Liang Zhang, Shubin Xie, Jianming Deng

Reinforcement learning (RL) techniques for traffic signal control (TSC) have gained increasing popularity in recent years. However, most existing RL-based TSC methods tend to focus primarily on the RL model structure while neglecting the significance of proper traffic state representation. Furthermore, some RL-based methods heavily rely on expert-designed traffic signal phase competition. In this paper, we present a novel approach to TSC that utilizes queue length as an efficient state representation. We propose two new methods: (1) Max Queue-Length (M-QL), an optimization-based traditional method designed based on the property of queue length; and (2) AttentionLight, an RL model that employs the self-attention mechanism to capture the signal phase correlation without requiring human knowledge of phase relationships.
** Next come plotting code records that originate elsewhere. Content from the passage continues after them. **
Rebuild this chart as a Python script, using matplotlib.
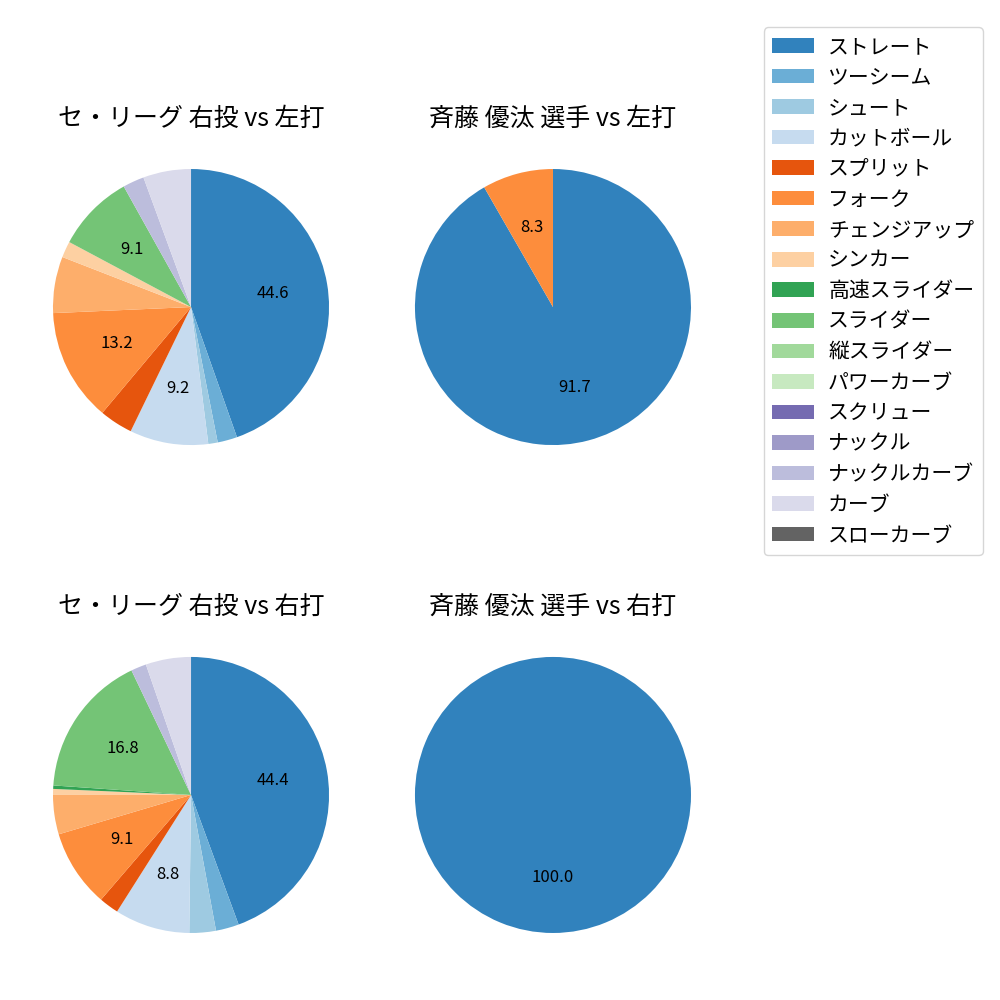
import matplotlib
matplotlib.use("Agg")
import matplotlib.pyplot as plt
from matplotlib.patches import Patch

plt.rcParams["font.family"] = ["Noto Sans CJK JP", "DejaVu Sans"]

# pitch types in legend order
PITCHES = [
    "ストレート", "ツーシーム", "シュート", "カットボール", "スプリット",
    "フォーク", "チェンジアップ", "シンカー", "高速スライダー", "スライダー",
    "縦スライダー", "パワーカーブ", "スクリュー", "ナックル", "ナックルカーブ",
    "カーブ", "スローカーブ",
]

# percentages per panel (same order as PITCHES, 0 = not thrown)
LEAGUE_VS_L = [44.6, 2.3, 1.1, 9.2, 3.9, 13.2, 6.6, 1.9, 0, 9.1,
               0, 0, 0, 0, 2.5, 5.6, 0]
PLAYER_VS_L = [91.7, 0, 0, 0, 0, 8.3, 0, 0, 0, 0,
               0, 0, 0, 0, 0, 0, 0]
LEAGUE_VS_R = [44.4, 2.7, 3.1, 8.8, 2.3, 9.1, 4.6, 0.7, 0.4, 16.8,
               0, 0, 0, 0, 1.8, 5.3, 0]
PLAYER_VS_R = [100.0, 0, 0, 0, 0, 0, 0, 0, 0, 0,
               0, 0, 0, 0, 0, 0, 0]

TITLES = [
    "セ・リーグ 右投 vs 左打", "斉藤 優汰 選手 vs 左打",
    "セ・リーグ 右投 vs 右打", "斉藤 優汰 選手 vs 右打",
]

cmap = plt.get_cmap("tab20c")
COLORS = [cmap(i) for i in range(len(PITCHES))]

fig, axes = plt.subplots(2, 2, figsize=(10, 10))
fig.subplots_adjust(left=0.0185, right=0.7255, top=0.8655, bottom=0.0325,
                    wspace=0.049, hspace=0.414)

for ax, vals, title in zip(axes.flat,
                           [LEAGUE_VS_L, PLAYER_VS_L, LEAGUE_VS_R, PLAYER_VS_R],
                           TITLES):
    idx = [i for i, v in enumerate(vals) if v > 0]
    ax.pie(
        [vals[i] for i in idx],
        colors=[COLORS[i] for i in idx],
        startangle=90, counterclock=False,
        autopct=lambda p: f"{p:.1f}" if p >= 8 else "",
        textprops={"fontsize": 12},
    )
    ax.set_title(title, fontsize=18)

handles = [Patch(facecolor=c) for c in COLORS]
fig.legend(handles, PITCHES, loc="upper right", bbox_to_anchor=(0.993, 0.983),
           fontsize=15, labelspacing=0.41, handletextpad=0.7)

fig.savefig("out.png", dpi=100)
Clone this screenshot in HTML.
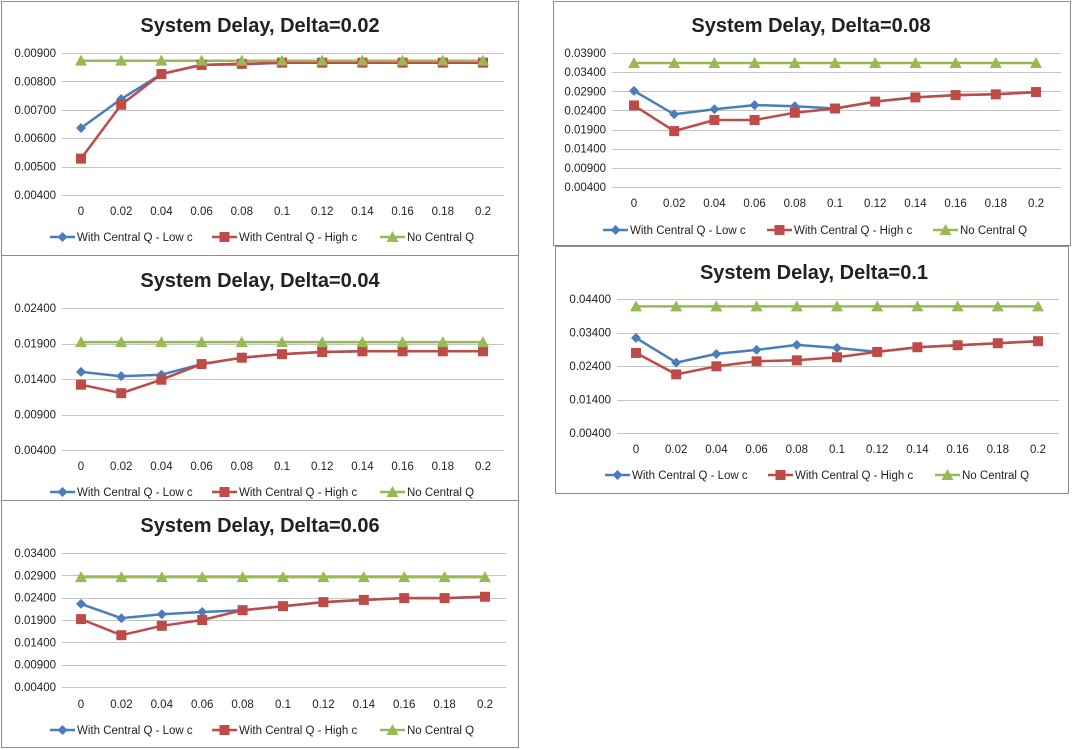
<!DOCTYPE html>
<html><head><meta charset="utf-8">
<style>
html,body{margin:0;padding:0;background:#fff;}
svg{display:block;}
text{font-family:"Liberation Sans",Arial,sans-serif;fill:#222;}
</style></head>
<body>
<svg id="s" width="1073" height="750" xmlns="http://www.w3.org/2000/svg"></svg>
<script>
var C=[
 {box:[1,1,517,254],title:"System Delay, Delta=0.02",tx:260,ty:25,gx0:62,gx1:504,gt:53,gb:195,vt:0.009,vb:0.004,n:6,c0:81,c10:483,xl:215,lg:237,lx:[50,212,380],
  low:[.00636,.00738,.00826,.00858,.0086,.00866,.00866,.00866,.00866,.00866,.00866],
  high:[.00528,.00718,.00826,.00858,.00862,.00866,.00866,.00866,.00866,.00866,.00866],no:.00873},
 {box:[1,255,517,245],title:"System Delay, Delta=0.04",tx:260,ty:280,gx0:62,gx1:504,gt:308,gb:450,vt:0.024,vb:0.004,n:5,c0:81,c10:483,xl:470,lg:492,lx:[50,212,380],
  low:[.0150,.0144,.0146,.0161,.0170,.0175,.0178,.0179,.0179,.0179,.0179],
  high:[.0132,.0120,.0139,.0161,.0170,.0175,.0178,.0179,.0179,.0179,.0179],no:.0192},
 {box:[1,500,517,247],title:"System Delay, Delta=0.06",tx:260,ty:525,gx0:62,gx1:506,gt:553,gb:687,vt:0.034,vb:0.004,n:7,c0:81,c10:485,xl:708,lg:730,lx:[50,212,380],
  low:[.0226,.0194,.0203,.0208,.0212,.0221,.0230,.0235,.0239,.0239,.0242],
  high:[.0192,.0156,.0177,.0190,.0212,.0221,.0230,.0235,.0239,.0239,.0242],no:.0286},
 {box:[553,1,517,244],title:"System Delay, Delta=0.08",tx:811,ty:25,gx0:612,gx1:1061,gt:53,gb:187,vt:0.039,vb:0.004,n:8,c0:634,c10:1036,xl:207,lg:230,lx:[603,767,933],
  low:[.0291,.0230,.0243,.0254,.0251,.0245,.0263,.0274,.0280,.0282,.0288],
  high:[.0253,.0186,.0215,.0215,.0234,.0245,.0263,.0274,.0280,.0282,.0288],no:.0364},
 {box:[555,246,513,247],title:"System Delay, Delta=0.1",tx:814,ty:272,gx0:617,gx1:1059,gt:299,gb:433,vt:0.044,vb:0.004,n:5,c0:636,c10:1038,xl:453,lg:475,lx:[605,768,935],
  low:[.0324,.0250,.0276,.0288,.0303,.0294,.0282,.0296,.0302,.0308,.0314],
  high:[.0279,.0215,.0239,.0254,.0257,.0266,.0282,.0296,.0302,.0308,.0314],no:.0418}
];
var B="#4a7ebb",R="#be4b48",G="#98b954";
var cats=["0","0.02","0.04","0.06","0.08","0.1","0.12","0.14","0.16","0.18","0.2"];
var h="";
function mk(t,x,y){
 if(t==0)return '<polygon points="'+x+','+(y-5)+' '+(x+5)+','+y+' '+x+','+(y+5)+' '+(x-5)+','+y+'" fill="'+B+'"/>';
 if(t==1)return '<rect x="'+(x-5)+'" y="'+(y-5)+'" width="10" height="10" fill="'+R+'"/>';
 return '<polygon points="'+x+','+(y-6)+' '+(x+6)+','+(y+5)+' '+(x-6)+','+(y+5)+'" fill="'+G+'"/>';
}
C.forEach(function(c){
 var b=c.box;
 h+='<rect x="'+(b[0]+.5)+'" y="'+(b[1]+.5)+'" width="'+b[2]+'" height="'+b[3]+'" fill="#fff" stroke="#8c8c8c"/>';
 h+='<text x="'+c.tx+'" y="'+(c.ty+7)+'" text-anchor="middle" font-weight="bold" font-size="20">'+c.title+'</text>';
 for(var i=0;i<c.n;i++){
  var y=c.gt+(c.gb-c.gt)*i/(c.n-1), v=c.vt-(c.vt-c.vb)*i/(c.n-1);
  h+='<line x1="'+c.gx0+'" x2="'+c.gx1+'" y1="'+(Math.round(y)+.5)+'" y2="'+(Math.round(y)+.5)+'" stroke="#c4c4c4"/>';
  h+='<text x="'+(c.gx0-6)+'" y="'+(y+4)+'" text-anchor="end" font-size="11.5">'+v.toFixed(5)+'</text>';
 }
 var dx=(c.c10-c.c0)/10;
 function Y(v){return c.gb-(v-c.vb)/(c.vt-c.vb)*(c.gb-c.gt);}
 cats.forEach(function(t,i){h+='<text x="'+(c.c0+i*dx)+'" y="'+(c.xl)+'" text-anchor="middle" font-size="11.5">'+t+'</text>';});
 var sets=[[c.low,B,0],[c.high,R,1],[[c.no,c.no,c.no,c.no,c.no,c.no,c.no,c.no,c.no,c.no,c.no],G,2]];
 sets.forEach(function(s){
  var p=s[0].map(function(v,i){return (c.c0+i*dx).toFixed(1)+','+Y(v).toFixed(1);}).join(' ');
  h+='<polyline points="'+p+'" fill="none" stroke="'+s[1]+'" stroke-width="2.5" stroke-linejoin="round"/>';
 });
 sets.forEach(function(s){s[0].forEach(function(v,i){h+=mk(s[2],c.c0+i*dx,Y(v));});});
 var labs=["With Central Q - Low c","With Central Q - High c","No Central Q"],cols=[B,R,G];
 for(var k=0;k<3;k++){
  var x=c.lx[k];
  h+='<line x1="'+x+'" x2="'+(x+25)+'" y1="'+c.lg+'" y2="'+c.lg+'" stroke="'+cols[k]+'" stroke-width="2.5"/>';
  h+=mk(k,x+12.5,c.lg);
  h+='<text x="'+(x+27)+'" y="'+(c.lg+4)+'" font-size="11.5">'+labs[k]+'</text>';
 }
});
document.getElementById("s").innerHTML=h;
</script>
</body></html>
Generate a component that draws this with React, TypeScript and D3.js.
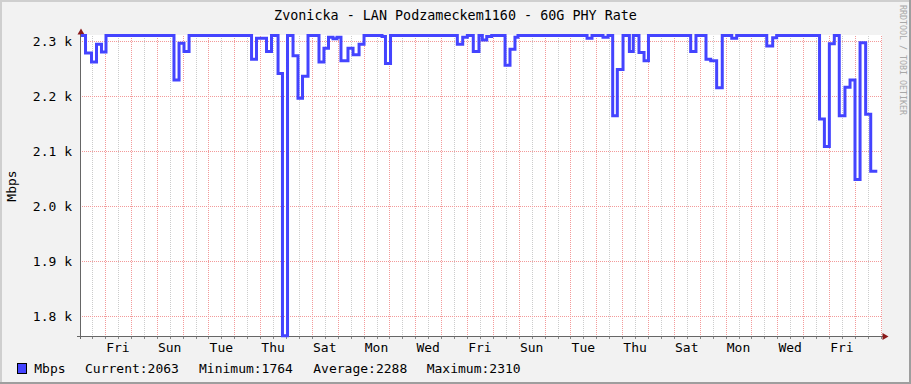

Comprehensive experiments on multiple real-world datasets demonstrate the effectiveness of our approach: (1) the M-QL method outperforms the latest RL-based methods; (2) AttentionLight achieves a new state-of-the-art performance; and (3) our results highlight the significance of proper state representation, which is as crucial as neural network design in TSC methods. Our findings have important implications for advancing the development of more effective and efficient TSC methods. Our code is released on Github (https://github. com/LiangZhang1996/AttentionLight).